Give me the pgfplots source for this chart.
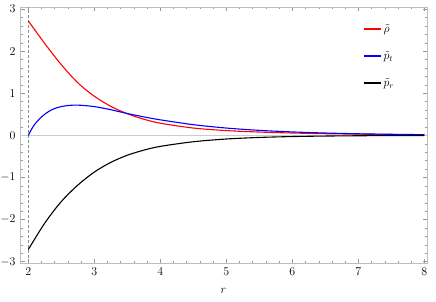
\documentclass[border=0pt]{standalone}
\usepackage{pgfplots}
\pgfplotsset{compat=1.18}
\begin{document}
\begin{tikzpicture}
\useasboundingbox (-20bp,-39bp) rectangle (416bp,263bp);
\begin{axis}[
  at={(0,0)}, anchor=south west,
  scale only axis, width=407bp, height=256bp,
  xmin=1.874, xmax=8.04, ymin=-3.03, ymax=3.05,
  xtick={2,...,8}, ytick={-3,...,3},
  minor x tick num=4, minor y tick num=4,
  tick align=inside,
  major tick length=4.5bp, minor tick length=2.5bp,
  axis line style={black!25, line width=0.9pt},
  every tick/.style={black!40, line width=0.5pt},
  tick label style={font=\fontsize{13}{15}\selectfont},
  yticklabel style={xshift=-1bp},
  xticklabel style={yshift=-1bp},
  xlabel={$r$}, xlabel style={font=\fontsize{13}{15}\selectfont, yshift=-6.5bp},
  legend style={draw=none, fill=none, at={(0.835,0.948)}, anchor=north west,
    font=\fontsize{12}{14}\selectfont, row sep=13.5bp},
  legend cell align=left,
]
\addlegendimage{red, line width=1.5pt}
\addlegendentry{$\tilde{\rho}$}
\addlegendimage{blue, line width=1.5pt}
\addlegendentry{$\tilde{p}_t$}
\addlegendimage{black, line width=1.5pt}
\addlegendentry{$\tilde{p}_r$}
\draw[black!20, line width=0.7pt] (axis cs:1.874,0) -- (axis cs:8.04,0);
\draw[black!45, line width=0.6pt, dash pattern=on 3bp off 2bp] (axis cs:2,-3.03) -- (axis cs:2,3.05);
\addplot[red, line width=1.1pt, smooth, forget plot] coordinates {
(2.0,2.72) (2.25,2.18) (2.5,1.68) (2.75,1.25) (3.0,0.93) (3.25,0.69) (3.5,0.515)
(3.75,0.385) (4.0,0.29) (4.5,0.175) (5.0,0.115) (5.5,0.08) (6.0,0.057) (6.5,0.041)
(7.0,0.03) (7.5,0.022) (8.0,0.016)};
\addplot[blue, line width=1.1pt, smooth, forget plot] coordinates {
(2.0,0.0) (2.05,0.15) (2.1,0.27) (2.2,0.44) (2.3,0.56) (2.4,0.64) (2.5,0.685)
(2.6,0.71) (2.7,0.72) (2.8,0.715) (3.0,0.685) (3.25,0.61) (3.5,0.52) (3.75,0.44)
(4.0,0.37) (4.5,0.255) (5.0,0.175) (5.5,0.12) (6.0,0.083) (6.5,0.057) (7.0,0.039)
(7.5,0.027) (8.0,0.018)};
\addplot[black, line width=1.1pt, smooth, forget plot] coordinates {
(2.0,-2.71) (2.25,-2.08) (2.5,-1.57) (2.75,-1.18) (3.0,-0.87) (3.25,-0.64) (3.5,-0.47)
(3.75,-0.35) (4.0,-0.26) (4.5,-0.15) (5.0,-0.085) (5.5,-0.048) (6.0,-0.027)
(6.5,-0.015) (7.0,-0.008) (7.5,-0.004) (8.0,-0.002)};
\end{axis}
\end{tikzpicture}
\end{document}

◇ ◇ ◇ ◇

#### [INSTRUCTIONS FOR THE TASK]
Repeat the lines above exactly, and keep every picture out.

#### [TASK SOLUTION]
Give me the pgfplots source for this chart.
\documentclass[border=0pt]{standalone}
\usepackage{pgfplots}
\pgfplotsset{compat=1.18}
\begin{document}
\begin{tikzpicture}
\useasboundingbox (-20bp,-39bp) rectangle (416bp,263bp);
\begin{axis}[
  at={(0,0)}, anchor=south west,
  scale only axis, width=407bp, height=256bp,
  xmin=1.874, xmax=8.04, ymin=-3.03, ymax=3.05,
  xtick={2,...,8}, ytick={-3,...,3},
  minor x tick num=4, minor y tick num=4,
  tick align=inside,
  major tick length=4.5bp, minor tick length=2.5bp,
  axis line style={black!25, line width=0.9pt},
  every tick/.style={black!40, line width=0.5pt},
  tick label style={font=\fontsize{13}{15}\selectfont},
  yticklabel style={xshift=-1bp},
  xticklabel style={yshift=-1bp},
  xlabel={$r$}, xlabel style={font=\fontsize{13}{15}\selectfont, yshift=-6.5bp},
  legend style={draw=none, fill=none, at={(0.835,0.948)}, anchor=north west,
    font=\fontsize{12}{14}\selectfont, row sep=13.5bp},
  legend cell align=left,
]
\addlegendimage{red, line width=1.5pt}
\addlegendentry{$\tilde{\rho}$}
\addlegendimage{blue, line width=1.5pt}
\addlegendentry{$\tilde{p}_t$}
\addlegendimage{black, line width=1.5pt}
\addlegendentry{$\tilde{p}_r$}
\draw[black!20, line width=0.7pt] (axis cs:1.874,0) -- (axis cs:8.04,0);
\draw[black!45, line width=0.6pt, dash pattern=on 3bp off 2bp] (axis cs:2,-3.03) -- (axis cs:2,3.05);
\addplot[red, line width=1.1pt, smooth, forget plot] coordinates {
(2.0,2.72) (2.25,2.18) (2.5,1.68) (2.75,1.25) (3.0,0.93) (3.25,0.69) (3.5,0.515)
(3.75,0.385) (4.0,0.29) (4.5,0.175) (5.0,0.115) (5.5,0.08) (6.0,0.057) (6.5,0.041)
(7.0,0.03) (7.5,0.022) (8.0,0.016)};
\addplot[blue, line width=1.1pt, smooth, forget plot] coordinates {
(2.0,0.0) (2.05,0.15) (2.1,0.27) (2.2,0.44) (2.3,0.56) (2.4,0.64) (2.5,0.685)
(2.6,0.71) (2.7,0.72) (2.8,0.715) (3.0,0.685) (3.25,0.61) (3.5,0.52) (3.75,0.44)
(4.0,0.37) (4.5,0.255) (5.0,0.175) (5.5,0.12) (6.0,0.083) (6.5,0.057) (7.0,0.039)
(7.5,0.027) (8.0,0.018)};
\addplot[black, line width=1.1pt, smooth, forget plot] coordinates {
(2.0,-2.71) (2.25,-2.08) (2.5,-1.57) (2.75,-1.18) (3.0,-0.87) (3.25,-0.64) (3.5,-0.47)
(3.75,-0.35) (4.0,-0.26) (4.5,-0.15) (5.0,-0.085) (5.5,-0.048) (6.0,-0.027)
(6.5,-0.015) (7.0,-0.008) (7.5,-0.004) (8.0,-0.002)};
\end{axis}
\end{tikzpicture}
\end{document}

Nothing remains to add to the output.